I respectfully dissent. As discussed infra, I disagree with the majority’s suppositions regarding the policy underlying the South Carolina Contribution Among Tortfeasors Act (“the Act”).5 In my opinion, in an action filed pursuant to the Act, a defendant may join an allegedly culpable non-party under Rule 19, SCRCP, where the non-party is otherwise immune from contribution. Accordingly, I would reverse the trial judge’s grant of summary judgment.
HISTORY OF THE ACT
Prior to the Act, the longstanding general rule was that no right of contribution between joint tortfeasors existed, as *566courts “are not open to wrongdoers to assist them in adjusting the burdens of their misconduct, and that the law will not lend its aid to one who founds his cause of action on a delict.” See Atlantic Coast Line Railroad Company v. Whetstone, 243 S.C. 61, 69, 132 S.E.2d 172, 175 (1963) (citing Merryweather v. Nixan, [1799] 8 T.R. 186, 101 (Eng. Rep. 1337)); M & T Chemicals, Inc. v. Barker Indus., Inc., 296 S.C. 103, 106, 370 S.E.2d 886, 888 (Ct. App. 1988) (“[T]he nonexistence of the right to contribution among joint tortfeasors is a matter long thought to have been settled as the law of this state” (citation omitted)). Contribution is defined as the “tortfeasor’s right to collect from others responsible for the same tort after the tortfeasor has paid more than his or her proportionate share, the shares being determined as a percentage of fault.” United States v. Atl. Research Corp., 551 U.S. 128, 138, 127 S.Ct. 2331, 168 L.Ed.2d 28 (2007) (citing Black’s Law Dictionary 353 (8th ed. 2004)); S.C. Jur. Contribution § 5 (2015).

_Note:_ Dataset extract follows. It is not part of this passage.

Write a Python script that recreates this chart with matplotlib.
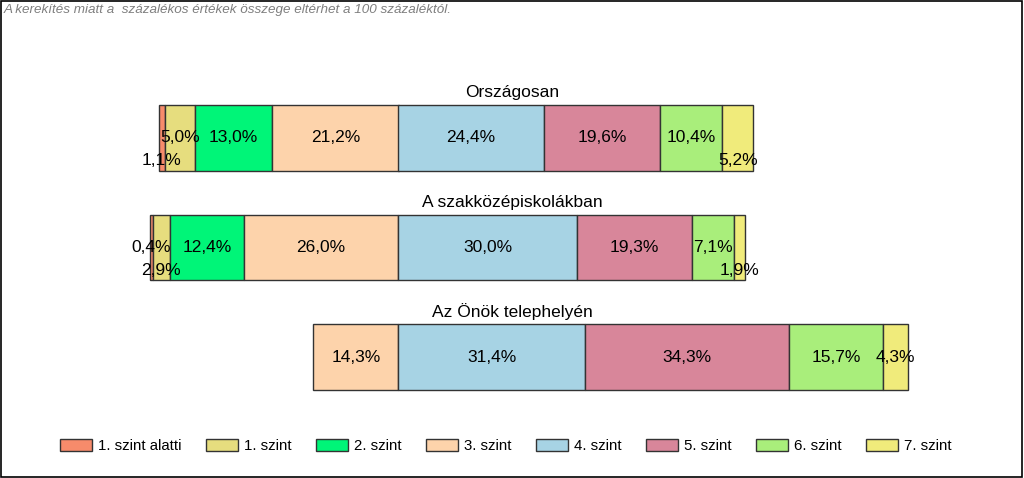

However, in 1988, the General Assembly enacted the Act, which abrogated the common law rule against contribution. Specifically, the Act granted joint tortfeasors the right to seek contribution if they paid more than their pro rata share of a common liability. See 1988 S.C. Acts No. 432, § 5.
Shortly after its enactment, this Court found the purpose of the Act was to ameliorate the unfairness resulting from the common law bar to contribution. Southeastern Freight Lines v. City of Hartsville, 313 S.C. 466, 470, 443 S.E.2d 395, 397 (1994), superseded by statute on other grounds as stated in Capco of Summerville, Inc. v. J.H. Gayle Const. Co., 368 S.C. 137, 628 S.E.2d 38 (2006) (citing S.C. Code Ann. § 15-38-20(B) (Supp. 1993)); cf. 7 S.C. Jur. Contribution § 4 (2016) (“In the United States the great majority of jurisdictions have recognized that the rule denying contribution among joint tortfea-sors was not well founded and, therefore, have abrogated the common law doctrine.”). As noted by the Supreme Court of the United States, “when two or more persons share responsibility for a wrong, it is inequitable to require one to pay the entire cost of reparation, and it is sound policy to deter all wrongdoers by reducing the likelihood that any will entirely escape liability.” Northwest Airlines, Inc. v. Transp. Workers Union, 451 U.S. 77, 87-88, 101 S.Ct. 1571, 67 L.Ed.2d 750 (1981) (footnotes omitted). Thus, while South Carolina retained *567the concept of pure joint and several liability, which allowed the plaintiff to collect damages from any or all of the joint tortfeasors, after 1988, the Act permitted the defendant(s) sued by the plaintiff to collect contribution from other named and unnamed tortfeasors. See § 15-38-40 (2005).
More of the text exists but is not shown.